Pierre Pelouzet juge certaines pratiques "choquantes [...] des entreprises demandent à leurs fournisseurs de faire des baisses très importantes sur leur tarifs, sinon elles les menacent de déférencement. Je trouve ça d'une violence absolue. Il est normal de renégocier des contrats mais il ne faut pas faire de chantage. ll est regrettable que certaines entreprises profitent de leur situation pendant la crise".
Cette administration qui dépend du ministère de l'Economie distingue trois grands groupes. "Les bons élèves, les mauvais élèves et le ventre mou, c'est à dire ceux qui font comme d'habitude. Il faut savoir qu'en France, les retards de paiement sont de 10 jours en moyenne. Au moment de la reprise, ces retards pourraient provoquer des difficultés. Une trésorerie à zéro ne permet de pas de repartir. Si cette prise de conscience n'est pas immédiate, beaucoup d'entreprises pourraient être en grande difficulté" ajoute Pierre Pelouzet.
Forte hausse des incidents de paiement
Les incidents de paiement ont fortement augmenté ces dernières semaines. Selon des statistiques communiquées par Bercy ce mercredi 6 mai, les montants des incidents de paiement sont restés en avril 75% plus élevés qu'à la même période il y a un an. "Ces montants d'incidents attestent de difficultés persistantes de certains clients de toutes tailles à régler leurs fournisseurs" explique le communiqué.
En outre, les équipes du médiateur des entreprises tournent à plein régime actuellement.

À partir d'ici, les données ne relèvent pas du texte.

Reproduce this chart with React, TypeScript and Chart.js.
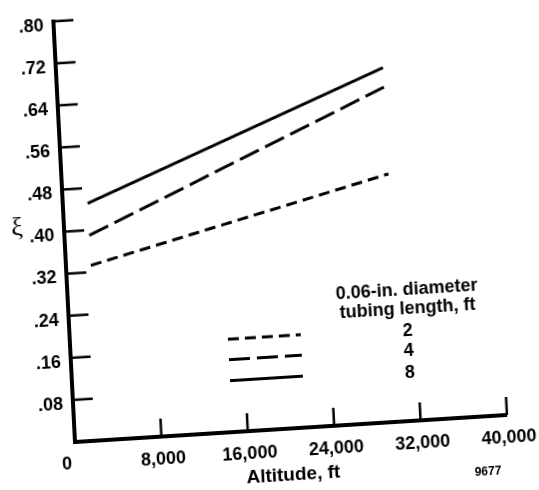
import React, { useEffect, useRef } from 'react';
import { Chart, registerables } from 'chart.js';

Chart.register(...registerables);

// ---- data ----
const altitudeFt = [2300, 30200];
const xi2ft = [0.333, 0.471];
const xi4ft = [0.39, 0.636];
const xi8ft = [0.451, 0.673];
const tubingLengths = ['2', '4', '8'];
const xTickValues = [0, 8000, 16000, 24000, 32000, 40000];
const yTickValues = [0, 0.08, 0.16, 0.24, 0.32, 0.4, 0.48, 0.56, 0.64, 0.72, 0.8];
const legendTitle = ['0.06-in. diameter', 'tubing length, ft'];
const xTitle = 'Altitude, ft';
const yTitle = 'ξ';
const figureNumber = '9677';

const W = 560;
const H = 540;
const ORIGIN_X = 75;
const ORIGIN_Y = 442;
const X_LEN = 432.8;
const Y_LEN = 426.6;
const FONT = '"Liberation Sans", Arial, Helvetica, sans-serif';
const dashes: number[][] = [[11, 6], [21, 7], []];

const overlay = {
  id: 'overlay',
  afterDraw(chart: any) {
    const { ctx, scales } = chart;
    const xs = scales.x;
    const ys = scales.y;
    const ox = xs.getPixelForValue(0);
    const oy = ys.getPixelForValue(0);
    ctx.save();
    ctx.strokeStyle = '#000';
    ctx.fillStyle = '#000';
    ctx.lineWidth = 2.5;
    ctx.lineCap = 'butt';
    // inward tick marks
    yTickValues.filter((v) => v > 0).forEach((v) => {
      const p = ys.getPixelForValue(v);
      ctx.beginPath();
      ctx.moveTo(ox, p);
      ctx.lineTo(ox + 20, p);
      ctx.stroke();
    });
    xTickValues.filter((v) => v > 0).forEach((v) => {
      const p = xs.getPixelForValue(v);
      ctx.beginPath();
      ctx.moveTo(p, oy);
      ctx.lineTo(p, oy - 18);
      ctx.stroke();
    });
    // shared origin label
    ctx.textAlign = 'center';
    ctx.textBaseline = 'middle';
    ctx.font = `bold 18px ${FONT}`;
    ctx.fillText('0', ox - 9, oy + 22);
    // y title
    ctx.font = '26px "Liberation Serif", "DejaVu Serif", serif';
    ctx.fillText(yTitle, ox - 47, oy - 217);
    // legend
    ctx.font = `bold 18px ${FONT}`;
    ctx.fillText(legendTitle[0], ox + 339, oy - 131);
    ctx.fillText(legendTitle[1], ox + 339, oy - 112);
    const textY = [-90, -70, -48];
    const lineY = [-93, -72.5, -51.5];
    tubingLengths.forEach((t, i) => {
      ctx.fillText(t, ox + 338, oy + textY[i]);
      ctx.save();
      ctx.lineWidth = 3;
      ctx.setLineDash(dashes[i]);
      ctx.beginPath();
      ctx.moveTo(ox + 158, oy + lineY[i]);
      ctx.lineTo(ox + 231, oy + lineY[i]);
      ctx.stroke();
      ctx.restore();
    });
    // figure number
    ctx.font = `bold 12px ${FONT}`;
    ctx.fillText(figureNumber, ox + 411, oy + 56);
    ctx.restore();
  },
};

export default function App() {
  const ref = useRef<HTMLCanvasElement>(null);
  useEffect(() => {
    if (!ref.current) return;
    const seriesValues = [xi2ft, xi4ft, xi8ft];
    const chart = new Chart(ref.current, {
      type: 'line',
      data: {
        datasets: seriesValues.map((vals, i) => ({
          label: tubingLengths[i],
          data: altitudeFt.map((a, j) => ({ x: a, y: vals[j] })),
          borderColor: '#000',
          borderWidth: 3,
          borderDash: dashes[i],
          pointRadius: 0,
          fill: false,
          tension: 0,
        })),
      },
      options: {
        animation: false,
        responsive: false,
        maintainAspectRatio: false,
        layout: { padding: { top: ORIGIN_Y - Y_LEN, right: W - (ORIGIN_X + X_LEN), bottom: 0, left: 0 } },
        plugins: { legend: { display: false }, tooltip: { enabled: false } },
        scales: {
          x: {
            type: 'linear',
            min: 0,
            max: 40000,
            afterFit: (s: any) => { s.height = H - ORIGIN_Y; },
            afterBuildTicks: (s: any) => { s.ticks = xTickValues.map((v) => ({ value: v })); },
            grid: { display: false, drawTicks: false },
            border: { display: true, width: 4, color: '#000' },
            ticks: {
              autoSkip: false,
              maxRotation: 0,
              padding: 12,
              labelOffset: 1,
              color: '#000',
              font: { family: FONT, size: 18, weight: 'bold' },
              callback: (v: any) => (Number(v) === 0 ? '' : Number(v).toLocaleString('en-US')),
            },
            title: {
              display: true,
              text: xTitle,
              color: '#000',
              font: { family: FONT, size: 19, weight: 'bold' },
              padding: { top: 0, bottom: 39.5 },
            },
          },
          y: {
            type: 'linear',
            min: 0,
            max: 0.8,
            afterFit: (s: any) => { s.width = ORIGIN_X; },
            afterBuildTicks: (s: any) => { s.ticks = yTickValues.map((v) => ({ value: v })); },
            grid: { display: false, drawTicks: false },
            border: { display: true, width: 4, color: '#000' },
            ticks: {
              autoSkip: false,
              padding: 10,
              labelOffset: 4,
              color: '#000',
              font: { family: FONT, size: 18, weight: 'bold' },
              callback: (v: any) => (Number(v) === 0 ? '' : Number(v).toFixed(2).replace(/^0/, '')),
            },
          },
        },
      },
      plugins: [overlay],
    });
    return () => chart.destroy();
  }, []);
  return (
    <div style={{ position: 'fixed', left: 0, top: 0, width: 539, height: 490, overflow: 'hidden', background: '#fff' }}>
      <canvas
        ref={ref}
        width={W}
        height={H}
        style={{
          position: 'absolute',
          left: 0,
          top: 0,
          width: W,
          height: H,
          transform: 'matrix(0.99805, -0.0625, 0.0513, 0.99868, 0, 0)',
          transformOrigin: `${ORIGIN_X}px ${ORIGIN_Y}px`,
        }}
      />
    </div>
  );
}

Les actes de médiation et de sollicitation ont pu dépasser la barre des 600 durant les pires semaines du mois d'avril contre moins de 100 durant les deux premiers mois de l'année. Le comité de crise qui réunit différentes fédérations patronales (MEDEF, AFEP, CPME), organismes consulaires (chambres des métiers de l'artisanat, CCI) et les la direction générale de la concurrence, de la consommation et de la répression des fraudes (DGCCRF) doit poursuivre ses réunions dans les semaines à venir avec des missions bien élargies a prévenu Pierre Pelouzet.
L'industrie et la construction dans le rouge
La crise actuelle provoque des effets inégaux selon les secteurs. L'industrie et la construction semblent les plus frappées par l'allongement des délais de paiement. Ainsi, deux tiers des entreprises interrogées par le cabinet Xerfi constatent un allongement de la période de règlement des factures. Elles sont suivies firmes spécialisées dans les services aux entreprises (57,9%), puis les services aux ménages (57,9%) et enfin, le commerce, le transport, l'hébergement et la restauration (49,6%). Les secteurs de l'information-communication, les services financiers et immobiliers semblent plus épargnés par ce fléau (38,2%).
Avec cette récession, beaucoup d'économistes redoutent une hécatombe dans les entreprises avec des effets domino dans certains secteurs. Le gouvernement, la Banque de France et la BCE ont prévu un arsenal de mesures pour venir soutenir la trésorerie des entreprises lors de la période de confinement. Si le plan de relance n'est pas à la hauteur, de nombreux établissements pourraient mettre la clé sous la porte.